O’Sullivan again praised bloodstock agent Paul Chow Poung-hwa, who has sourced recent winners Duke Wai, Mehboob and now Fortune Brilliant from New Zealand for his owners.

“Paul Chow strikes again – his strike rate’s incredible here in Hong Kong,” O’Sullivan said.

Owner Mak Lui-ming was visibly thrilled with the result after landing a winner with his very first runner after some previous misfortune.

“It’s the first time he’s had a runner in a race,” O’Sullivan said. “He had a horse that didn’t last very long, it might have been an ISG, but we went to the Jockey Club and had a good talk to them and they gave him his permit back.”

Trainer Ricky Yiu and jockey Alex Lai celebrate.

Yiu in Mighty form this term

Ricky Yiu Poon-fai has long been one of the leading local trainers in Hong Kong and after a tough 2018-19, he’s back to his best.

Yiu collected just 29 winners all of last term – his lowest total for the decade – and amazingly, this season he’s already matched that mark before the turn of the new year.

The 62-year-old is seven wins clear in the trainers’ championship and while some regression is expected – he has just 11 seconds to his name – it has been a huge effort to bounce back.

Shining Gem (Silvestre de Sousa) was the first leg of a winning double for Yiu on Sunday, who followed it up a race later with Mighty Giant delivering Alex Lai Hoi-wing his third victory of the term.

It was a welcome victory for Lai and the battling local jockey said it was a nice feeling coming to the races knowing he had a genuine winning chance, with $3.8 pop Mighty Giant the shortest-priced runner he has ridden since February 2017.

“It makes me feel much better, hopefully there are more winners coming,” he said, saying he felt the extra expectation that came with riding a horse that started equal favourite.

“I felt a little bit of pressure, but the owner was very good and said ‘there’s no pressure’. He put his trust in me.”

Two of Lai’s three winners this term have come for Yiu and he said it’s nice to have his support: “Every horse of his is a chance at the moment.”

Lucky Ho pinches Griffin Trophy

Trainer Peter Ho Leung has joked that the owners of his Griffin Trophy winner Rich And Lucky are exactly that after they pocketed more than HK$1 million for taking out a seven-horse maiden.

The Griffin Trophy has produced the likes of Derby winner Luger, two-time Group One winner Pakistan Star and Win Beauty Win but only seven horses accepted for the race on Sunday at Sha Tin with likely favourite Simply The Best scratched during the week due to colic.

While the feature is open to any three-year-old horse who had their first career start in Hong Kong, not a single one of the seven acceptors had won previously, leaving Rich And Lucky to go around as a $1.7 favourite in betting with jockey Zac Purton on board.

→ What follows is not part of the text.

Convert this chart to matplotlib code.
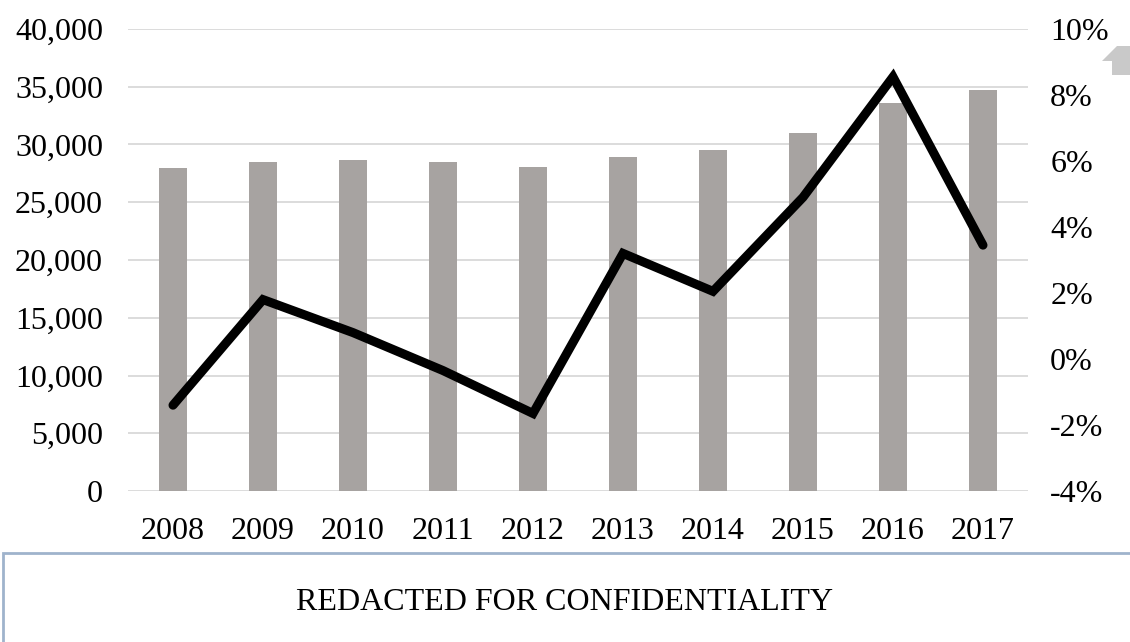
import matplotlib.pyplot as plt
from matplotlib.patches import Rectangle, Polygon
from matplotlib.ticker import FuncFormatter


years = ["2008", "2009", "2010", "2011", "2012", "2013", "2014", "2015", "2016", "2017"]
volumes = [28000, 28450, 28650, 28500, 28050, 28900, 29500, 31000, 33600, 34700]
growth_pct = [-1.4, 1.8, 0.8, -0.35, -1.65, 3.2, 2.05, 4.9, 8.55, 3.45]

BAR_COLOR = "#a7a3a1"
GRID_COLOR = "#d9d9d9"
FONT = "Liberation Serif"


def main():
    plt.rcParams["font.family"] = [FONT, "DejaVu Serif"]

    fig = plt.figure(figsize=(11.3, 6.42), dpi=100)
    ax = fig.add_axes([128 / 1130, 151 / 642, 900 / 1130, 462 / 642])

    x = list(range(len(years)))
    ax.bar(x, volumes, width=0.31, color=BAR_COLOR, zorder=2)

    ax.set_xlim(-0.5, len(years) - 0.5)
    ax.set_ylim(0, 40000)
    ax.set_yticks(range(0, 40001, 5000))
    ax.yaxis.set_major_formatter(FuncFormatter(lambda v, _: f"{int(v):,}"))
    ax.set_xticks(x)
    ax.set_xticklabels(years)
    ax.grid(axis="y", color=GRID_COLOR, linewidth=1.3, zorder=0)
    ax.tick_params(axis="y", length=0, pad=18, labelsize=23)
    ax.tick_params(axis="x", length=0, pad=19, labelsize=23)
    for spine in ax.spines.values():
        spine.set_visible(False)

    ax2 = ax.twinx()
    ax2.plot(x, growth_pct, color="black", linewidth=6.5,
             solid_joinstyle="miter", solid_capstyle="round", zorder=3)
    ax2.set_ylim(-4, 10)
    ax2.set_yticks(range(-4, 11, 2))
    ax2.yaxis.set_major_formatter(FuncFormatter(lambda v, _: f"{int(v)}%"))
    ax2.tick_params(axis="y", length=0, pad=16, labelsize=23)
    for spine in ax2.spines.values():
        spine.set_visible(False)

    # redaction box under the chart
    box = Rectangle((3 / 1130, -0.05), 1.1, (642 - 553) / 642 + 0.05,
                    transform=fig.transFigure, fill=False,
                    edgecolor="#9fb3cc", linewidth=2)
    fig.patches.append(box)
    fig.text(0.5, (642 - 603) / 642, "REDACTED FOR CONFIDENTIALITY",
             ha="center", va="center", fontsize=23)

    # clipped arrow icon at top right
    pts = [(1102, 61), (1117, 46), (1130, 46), (1130, 75), (1112, 75), (1112, 61)]
    arrow = Polygon([(px / 1130, 1 - py / 642) for px, py in pts],
                    closed=True, transform=fig.transFigure,
                    facecolor="#c9c9c9", edgecolor="none")
    fig.patches.append(arrow)

    fig.savefig("out.png", dpi=100)


if __name__ == "__main__":
    main()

“I am very happy because I think this horse has a big future, so the owner is a very lucky man,” Ho said.

“The owner asked me to run in the race so I had no real choice, I said ‘OK, that sounds good’.

“Fortunately the main danger [Simply The Best] was scratched so he turned out to be the luckiest man around.”

Joao Moreira was stood down with the flu on Saturday.

No Challenge for jockey punters

Jockey Challenge punters were left disappointed on Sunday with no market held on the contest.

It stems from a rule which dictates that if any rider under $5 is stood down from the meeting before it starts, all bets are refunded and the market is cancelled.

Obviously with Joao Moreira being an odds-on favourite and withdrawing late on Saturday afternoon, that is why it played out that way, but the news of the Magic Man’s situation came just 45 minutes after the market opened at 5pm.

Rules are rules, but perhaps a common sense adjustment could be made going forward that if a rider is out of play the day before a meeting, then those bets are refunded and a new market could be created on race day.